There are people whom she is grateful for, there are people that have contributed to the cultivation of who she is, and there are people in her life whom she will always love unconditionally. There are people that she has lost, and will never cease to love because she has learned that unconditional love and passion is the reason she continues to persist. As she grows older she only becomes more aware of how much she must cherish and adore the people around her. It is always the time in life to start living and loving. For her, 2022 was the year that reminded her to be present and enjoy the presents around her, the people, the love, and the relationships. She should never be scared or guilty about the way she loves, the people she loves, and the reasons she loves, and neither should you. As the year has come to a close I have noticed that the beauty she sees in this world is expressed in the way we as individuals love each other.

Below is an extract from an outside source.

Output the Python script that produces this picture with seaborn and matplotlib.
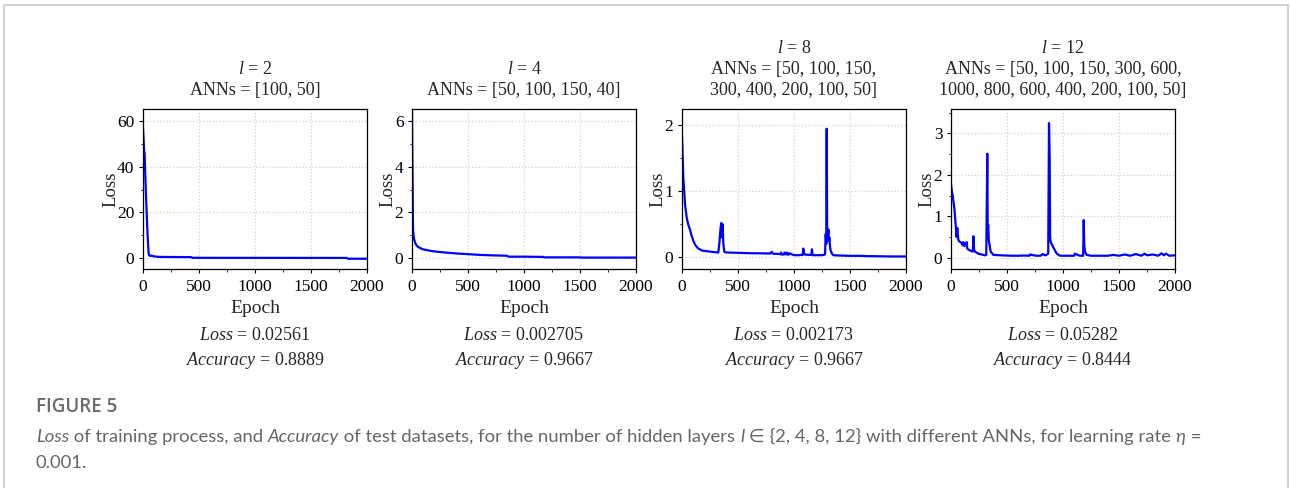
import matplotlib
matplotlib.use("Agg")
import matplotlib.pyplot as plt
import seaborn as sns
import pandas as pd
from matplotlib.ticker import MultipleLocator
from matplotlib.lines import Line2D
from matplotlib.font_manager import FontProperties

# ---------------- data ----------------
ep_l2 = [0, 5, 10, 14, 20, 27, 35, 42, 50, 55, 60, 80, 90, 120, 150, 250, 430, 440, 1000, 1820, 1830, 2000]
loss_l2 = [57.0, 52.0, 47.0, 46.0, 37.0, 27.0, 17.0, 9.0, 2.3, 1.2, 1.0, 1.0, 0.8, 0.6, 0.5, 0.45, 0.4, 0.1, 0.08, 0.05, -0.3, -0.3]

ep_l4 = [0, 2, 4, 6, 8, 10, 15, 20, 30, 40, 60, 80, 100, 150, 200, 300, 400, 500, 600, 700, 850, 860, 1000, 1170, 1180, 1500, 1510, 2000]
loss_l4 = [6.5, 5.0, 4.1, 3.0, 1.7, 1.2, 0.95, 0.8, 0.65, 0.55, 0.47, 0.42, 0.38, 0.33, 0.29, 0.24, 0.2, 0.17, 0.14, 0.12, 0.1, 0.06, 0.06, 0.05, 0.03, 0.03, 0.02, 0.02]

ep_l8 = [0, 6, 12, 20, 27, 42, 55, 71, 85, 101, 120, 146, 180, 220, 270, 324, 333, 340, 345, 351, 357, 363, 369, 378, 400, 450, 518,
         600, 700, 790, 800, 815, 850, 880, 885, 890, 910, 915, 930, 935, 950, 955, 1000, 1040, 1078, 1083, 1090, 1095, 1130, 1155, 1160,
         1166, 1200, 1250, 1277, 1283, 1288, 1292, 1296, 1300, 1307, 1312, 1316, 1322, 1327, 1340, 1351, 1400, 1500, 1600, 1650, 1700, 1800, 1900, 2000]
loss_l8 = [1.84, 1.53, 1.2, 1.0, 0.8, 0.6, 0.5, 0.42, 0.33, 0.25, 0.18, 0.13, 0.1, 0.09, 0.08, 0.07, 0.2, 0.35, 0.45, 0.52, 0.3, 0.5, 0.2, 0.08, 0.07, 0.068, 0.065,
           0.06, 0.058, 0.055, 0.08, 0.05, 0.05, 0.045, 0.07, 0.04, 0.04, 0.07, 0.04, 0.07, 0.035, 0.06, 0.03, 0.03, 0.035, 0.13, 0.06, 0.04, 0.035, 0.035, 0.12,
           0.03, 0.03, 0.03, 0.04, 0.35, 0.2, 1.95, 0.3, 0.25, 0.42, 0.25, 0.3, 0.15, 0.1, 0.05, 0.03, 0.025, 0.02, 0.02, 0.015, 0.015, 0.012, 0.01, 0.01]

ep_l12 = [0, 8, 15, 30, 42, 50, 56, 60, 65, 71, 85, 95, 105, 110, 120, 130, 140, 145, 155, 175, 195, 200, 206, 214, 244, 275, 304, 315,
          324, 328, 332, 338, 342, 354, 378, 450, 542, 600, 650, 700, 705, 760, 800, 820, 839, 850, 868, 875, 881, 885, 890, 914, 944,
          973, 1050, 1100, 1105, 1150, 1180, 1185, 1190, 1196, 1211, 1250, 1300, 1400, 1450, 1500, 1550, 1600, 1650, 1700, 1730, 1750,
          1800, 1850, 1880, 1900, 1920, 1950, 2000]
loss_l12 = [1.78, 1.6, 1.5, 1.19, 0.79, 0.5, 0.72, 0.6, 0.45, 0.4, 0.38, 0.35, 0.3, 0.38, 0.28, 0.33, 0.38, 0.22, 0.2, 0.17, 0.15, 0.52, 0.2, 0.15, 0.1, 0.08, 0.06, 0.07,
            2.51, 0.6, 0.79, 0.4, 0.35, 0.15, 0.07, 0.06, 0.05, 0.05, 0.055, 0.05, 0.08, 0.05, 0.05, 0.09, 0.06, 0.07, 0.1, 3.25, 2.43, 0.5, 0.38, 0.25, 0.1,
            0.05, 0.05, 0.05, 0.1, 0.05, 0.05, 0.91, 0.3, 0.15, 0.07, 0.05, 0.05, 0.05, 0.07, 0.05, 0.08, 0.05, 0.09, 0.05, 0.1, 0.06,
            0.08, 0.05, 0.11, 0.06, 0.1, 0.05, 0.06]

layers = [2, 4, 8, 12]
anns_text = ["ANNs = [100, 50]",
             "ANNs = [50, 100, 150, 40]",
             "ANNs = [50, 100, 150,\n300, 400, 200, 100, 50]",
             "ANNs = [50, 100, 150, 300, 600,\n1000, 800, 600, 400, 200, 100, 50]"]
final_loss = ["0.02561", "0.002705", "0.002173", "0.05282"]
accuracy = ["0.8889", "0.9667", "0.9667", "0.8444"]
epochs_all = [ep_l2, ep_l4, ep_l8, ep_l12]
losses_all = [loss_l2, loss_l4, loss_l8, loss_l12]
ylims = [(-4.8, 65.3), (-0.48, 6.53), (-0.18, 2.25), (-0.27, 3.59)]
ysteps = [20, 2, 1, 1]

# ---------------- style ----------------
sns.set_theme(style="ticks")
plt.rcParams["font.family"] = ["Liberation Serif", "DejaVu Serif"]
plt.rcParams["mathtext.fontset"] = "custom"
plt.rcParams["mathtext.rm"] = "Liberation Serif"
plt.rcParams["mathtext.it"] = "Liberation Serif:italic"

W, H = 1290, 488
fig = plt.figure(figsize=(W / 100, H / 100), dpi=100)
fig.patch.set_facecolor("white")

lefts = [143, 412, 682, 951]
top_px, bot_px, width_px = 109, 269, 224

for i in range(4):
    l = lefts[i]
    ax = fig.add_axes([l / W, 1 - bot_px / H, width_px / W, (bot_px - top_px) / H])
    df = pd.DataFrame({"Epoch": epochs_all[i], "Loss": losses_all[i]})
    sns.lineplot(data=df, x="Epoch", y="Loss", ax=ax, color="#0000ff", linewidth=1.6,
                 estimator=None, sort=False)
    ax.set_xlim(0, 2000)
    ax.set_ylim(*ylims[i])
    ax.xaxis.set_major_locator(MultipleLocator(500))
    ax.xaxis.set_minor_locator(MultipleLocator(250))
    ax.yaxis.set_major_locator(MultipleLocator(ysteps[i]))
    ax.yaxis.set_minor_locator(MultipleLocator(ysteps[i] / 2))
    ax.grid(True, which="major", color="#d4d4d4", linestyle=":", linewidth=0.9)
    ax.tick_params(which="major", direction="out", length=3.2, width=0.8, labelsize=12.5,
                   pad=3, colors="black")
    ax.tick_params(axis="x", which="major", pad=3.8)
    ax.tick_params(which="minor", direction="out", length=1.8, width=0.7)
    for s in ax.spines.values():
        s.set_visible(True)
        s.set_color("black")
        s.set_linewidth(0.9)
    ax.set_xlabel("Epoch", fontsize=14, labelpad=4)
    ax.set_ylabel("Loss", fontsize=13.5, labelpad=-1.5)
    ax.annotate(f"$l$ = {layers[i]}\n{anns_text[i]}", xy=(0.5, 1), xycoords="axes fraction",
                xytext=(0, 7), textcoords="offset points", ha="center", va="bottom",
                fontsize=13, linespacing=1.3)
    ax.annotate(f"$Loss$ = {final_loss[i]}", xy=(0.5, 0), xycoords="axes fraction",
                xytext=(0, -48), textcoords="offset points", ha="center", va="center",
                fontsize=13)
    ax.annotate(f"$Accuracy$ = {accuracy[i]}", xy=(0.5, 0), xycoords="axes fraction",
                xytext=(0, -66), textcoords="offset points", ha="center", va="center",
                fontsize=13)

# ---------------- frame ----------------
frame_col = "#cfcfcf"
fig.add_artist(Line2D([4 / W, 4 / W], [0, 1 - 5 / H], transform=fig.transFigure, color=frame_col, lw=1.3))
fig.add_artist(Line2D([4 / W, 1288 / W], [1 - 5 / H, 1 - 5 / H], transform=fig.transFigure, color=frame_col, lw=1.3))
fig.add_artist(Line2D([1288 / W, 1288 / W], [0, 1 - 5 / H], transform=fig.transFigure, color=frame_col, lw=1.3))

# ---------------- caption ----------------
cap_col = "#666666"
cap_family = ["Lato", "DejaVu Sans"]
cap_size = 13.3
fig.text(36 / W, 1 - 412 / H, "FIGURE 5", family=["Open Sans", "DejaVu Sans"], fontsize=13.5,
         fontweight="semibold", color="#6a6a6a", va="baseline", ha="left")

renderer = fig.canvas.get_renderer()


def seg_width(s, style):
    fp = FontProperties(family=cap_family, size=cap_size, style=style)
    w1 = renderer.get_text_width_height_descent("|" + s + "|", fp, False)[0]
    w0 = renderer.get_text_width_height_descent("||", fp, False)[0]
    return w1 - w0


segments = [("Loss", "italic"), (" of training process, and ", "normal"), ("Accuracy", "italic"),
            (" of test datasets, for the number of hidden layers ", "normal"), ("l", "italic"),
            (" ∈ {2, 4, 8, 12} with different ANNs, for learning rate ", "normal"), ("η", "italic"),
            (" =", "normal")]
x = 36.0
for s, st in segments:
    fig.text(x / W, 1 - 442 / H, s, family=cap_family, fontsize=cap_size, style=st, color=cap_col,
             va="baseline", ha="left")
    x += seg_width(s, st)
fig.text(36 / W, 1 - 468 / H, "0.001.", family=cap_family, fontsize=cap_size, color=cap_col,
         va="baseline", ha="left")

fig.savefig("out.png", dpi=100, facecolor="white")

Now I understand that she has grown and so have the people she has loved, but it only instills more elegance in the relationships she cherishes. To be lucky and to be blessed only comes with being aware and thankful. Understanding and acknowledging the important people in one’s life is the most unconditional act, so I inspire you all to enjoy the beauty and unforeseen love that comes to you in life. A reflection of the relationships you have and the unconditional love you have experienced. Be present, take breaths of shared air, and continue to strive for the relationships around you. We are cultivated by the people around us so we must never take anyone for granted.

I dedicate this piece specifically to the individuals my loved ones have lost in the year 2022. Your life and death gifts meaning and purpose to all that have experienced your love and beauty. May you rest in peace.